A new study suggests that humans’ lack of certain muscles might give us the ability to control our speech.
Will Sullivan is a science writer based in Washington, D.C. His work has appeared in Inside Science and NOVA Next.
“Humans and other primates make vocal noises using the larynx, a hollow tube connected to the throat that contains the vocal chords and helps with breathing. In the study, a group of scientists examined the larynges of 43 species of non-human primates. All of them had a set of muscles called vocal membranes, located above the vocal cords, reports the New York Times’ Oliver Whang. Humans, on the other hand, do not.
In a paper published Thursday in Science, researchers argue these vocal membranes make it harder for other primates to control the noises they make. This suggests that without them, humans were able to evolve more precise vocal control, Tecumseh Fitch, one of the paper’s authors and a biologist at the University of Vienna in Austria, tells New Scientist’s Clare Wilson.
Scientists already knew that some primates have vocal membranes, but this was the first large-scale study of primate larynges, per New Scientist. The researchers studied a broad range of species through magnetic resonance imaging (MRI) and computed tomography (CT) scans of dead or anesthetized primates.
“No one’s done a systematic evaluation like that,” Asif Ghazanfar, a psychologist at Princeton University who was not involved in the research, tells the Times. “We didn’t have a large sense of what primates had [vocal membranes] and what primates didn’t. We kind of had a guess, but this study nailed it.”
To find out how vocal membranes affected spoken sounds, the researchers attached larynges from three deceased chimpanzees and six rhesus macaques that had been euthanized for other experiments to simulated lungs, according to the Times. They found that the vocal membranes and vocal cords vibrated together.

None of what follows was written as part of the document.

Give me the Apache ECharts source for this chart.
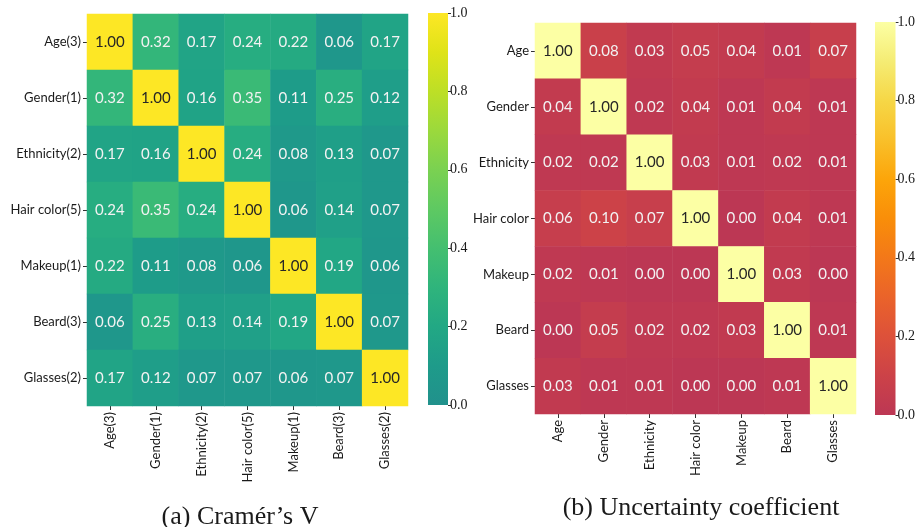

Mathematical models and video evidence also supported this finding, per the Times.
Without these membranes, humans’ vocal source is more stable, allowing better pitch control and production of long and even-toned sounds, reports Will Dunham of Reuters. “A key thing that distinguishes human speech from animal sounds is our fine-grained control over the sounds we make,” Richard Futrell, who studies language processing in humans at the University of California, Irvine, and was not involved in the study, tells New Scientist. “That is only possible if our vocal apparatus is easy for our brains to control.”
However, Adriano Lameira, an evolutionary psychologist at the University of Warwick in the U.K. who was not involved with the paper, tells New Scientist that “the alleged limiting effect [of vocal membranes] on primate vocal production seems exaggerated.” He points out that many apes and monkeys can make quiet and controlled noises.
Additionally, while the authors hypothesize that the loss of vocal membranes played a role in the development of human language, some experts want more evidence. “This study has shown that evolutionary modifications in the larynx were necessary for the evolution of spoken language,” Takeshi Nishimura, a primatologist at Kyoto University in Japan and lead author of the paper, tells the Times.
But Harold Gouzoules, an Emory University psychologist who wrote a commentary on the paper, says to the Times: “It might be a necessary step in the evolution of language, but whether it is absolutely critical remains to be seen.”